In teatro, lei ha interpretato vari ruoli dedicati alla violenza contro le donne: perché ha deciso di accettare queste interpretazioni?
"Sì, ho interpretato dei monologhi dedicati alle donne e contro la violenza su di esse, come il già citato 'Tragicamente Rosso' di Michela Zanarella: un monologo tratto dalla omonima silloge edita da ArteMuse editrice. E anche il suo 'Mi ascolteranno le stelle. La storia di Hoda' (inedito), la quale narra un'altra triste realtà: quella delle spose bambine.

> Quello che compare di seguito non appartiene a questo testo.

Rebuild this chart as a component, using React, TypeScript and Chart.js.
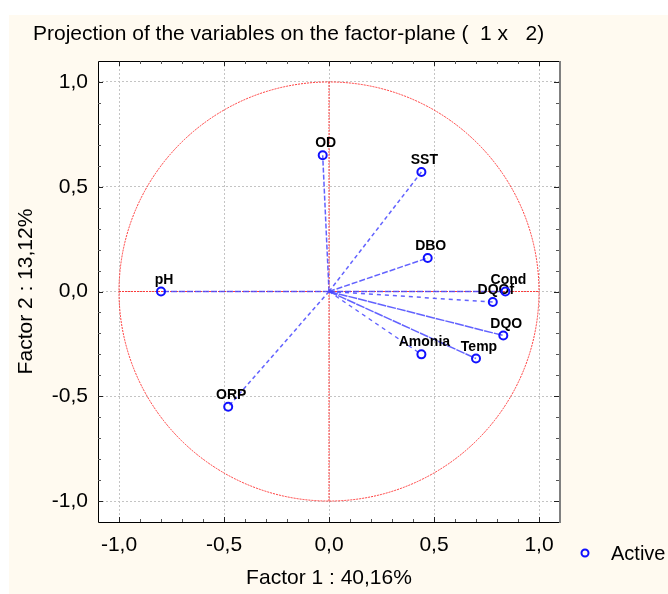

In particolare, quest'ultimo testo racconta la storia di una bambina yemenita costretta a sposare un uomo più grande. Un altro monologo che si occupa della condizione femminile e che ho voluto interpretare, questa volta fa appello al grido di dolore delle donne di un altro Paese martoriato dalle guerre e dalla violenze di ogni tipo: l'Afghanistan. Si tratta di 'Shabnam: la donna che venne da lontano': un monologo tratto dal romanzo breve edito da Poetikanten Edizioni, che ha ottenuto anche il patrocinio dell'associazione Cisda di Miliano, una struttura che si occupa delle organizzazioni afghane contro la violenza delle donne e che difende i loro diritti, troppo spesso, purtroppo, negati. Una storia dedicata all'emancipazione di una giovane donna afghana alle prese con il grande amore della sua vita. Sicuramente, queste esperienze mi hanno portato, negli ultimi anni, ad avvicinarmi maggiormente a un impegno sociale profondo, accostato al mondo femminile del cosiddetto 'terzo mondo', ma anche a quello delle donne occidentali. Violenze che, purtroppo, si assomigliano molto, anche se quelle sulle donne del terzo mondo sembrano più eclatanti. In ogni caso, mi piace trattare delle problematiche relative alle donne, nel tentativo di sensibilizzare la società e le donne stesse, che devono sempre più prendere coscienza della loro forza".